Ingrid Encalada Latorre, who has lived for nearly six months in a Quaker church to avoid deportation authorities, won a crucial and risky victory today in her legal fight to stay in the United States.
Latorre went to court today in an attempt to clean up her record, a step toward staying in the country. She ran the risk of being detained by federal immigration officials, who have previously been seen in Denver courts.
Latorre’s troubles stem in part from her previous felony conviction of identity theft. She had purchased falsified immigration papers, but did not realize they were stolen, she said. She pleaded guilty to the felony on the advice of an attorney, not realizing it would make her a target for deportation.
Now she’s trying to get that conviction reduced to a misdemeanor, which could spare her from deportation. Today, she got a win, but she’s not done fighting for her record yet.
That’s because — and this is complicated — she already tried to fix the record last year, when she tried to argue in court that her original attorney was incompetent. Neither of her new attorneys showed up, and so Latorre lost that attempt.
So, today was a second layer of what’s called post-conviction proceedings. She was out to prove that her second set of attorneys had failed in their duties as well.
It’s a really unusual situation — but Colorado First Judicial District Judge Dennis Hall ruled in Latorre’s favor today.
What this amounts to is the possibility that Latorre can go back to arguing that her lawyer mishandled the initial identity theft hearing. If she wins that argument, she potentially can re-try her conviction. She hopes she’ll at least be downgraded to a misdemeanor, which might mean federal immigration officials deprioritize her for deportation.

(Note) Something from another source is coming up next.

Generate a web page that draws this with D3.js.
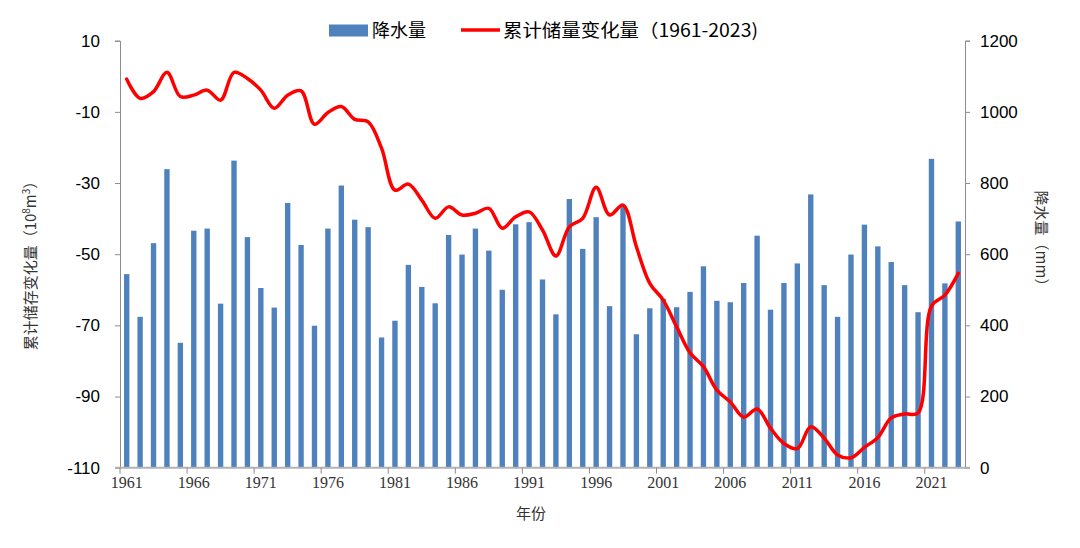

The hearing today consisted of attorneys cross-examining other attorneys on the letter of the law.
Patrick J. Mulligan, a lawyer who has worked on more than 80 post-conviction cases, told Denverite it’s “highly unusual” to see a second layer of incompetence arguments make it to a judge.
Still, Judge Hall was receptive — particularly because one of the two attorneys who failed to show up at Latorre’s first post-conviction hearing also failed to show up today.
Hall said he was “dumbfounded” by the attorney’s apparent inability to appear. After making his ruling, he requested the absent attorney have a contempt order filed against him.
So, what’s next?
Latorre will work to prove the attorney in her identity theft charge misinformed her, which would nullify her felony charge and allow her to re-try that case.
Attorney Jeff Joseph, who represents Latorre in immigration court, says that’s the crux of his plan to keep her from being deported.
Undocumented residents generally can apply for a “cancellation of removal,” which stops deportation proceedings. But there are certain charges, like felony identity theft, that makes people ineligible to apply for that relief. If Latorre can get her felony dropped, she’ll be able to ask for a cancellation.
And Joseph says she has a really strong case to be granted that cancellation. She has been in the country for more than 10 years, she has “good moral character,” and she has two young citizen kids who would suffer “exceptional” harm if she were to return to her native Peru.
The main thing in her way is a disqualifying charge, and today she’s one step closer to dealing with it.
Beyond this shred of hope, Joseph says the hardship she’s endured dealing with incapable legal counsel in at least one proven case might sway her case in the eyes of the court.
But this bears reiterating: Overturning her felony means she can ask for a cancellation of removal. It does not mean she’ll necessarily be off of U.S. Immigration and Customs Enforcement (ICE)’s radar.
A spokesperson for ICE told Denverite that downgrading a charge from a felony to misdemeanor charge could have an effect on a person’s deportation priority, but the agency takes these things on a case-by-case basis. He could not comment on the specifics of Latorre’s situation.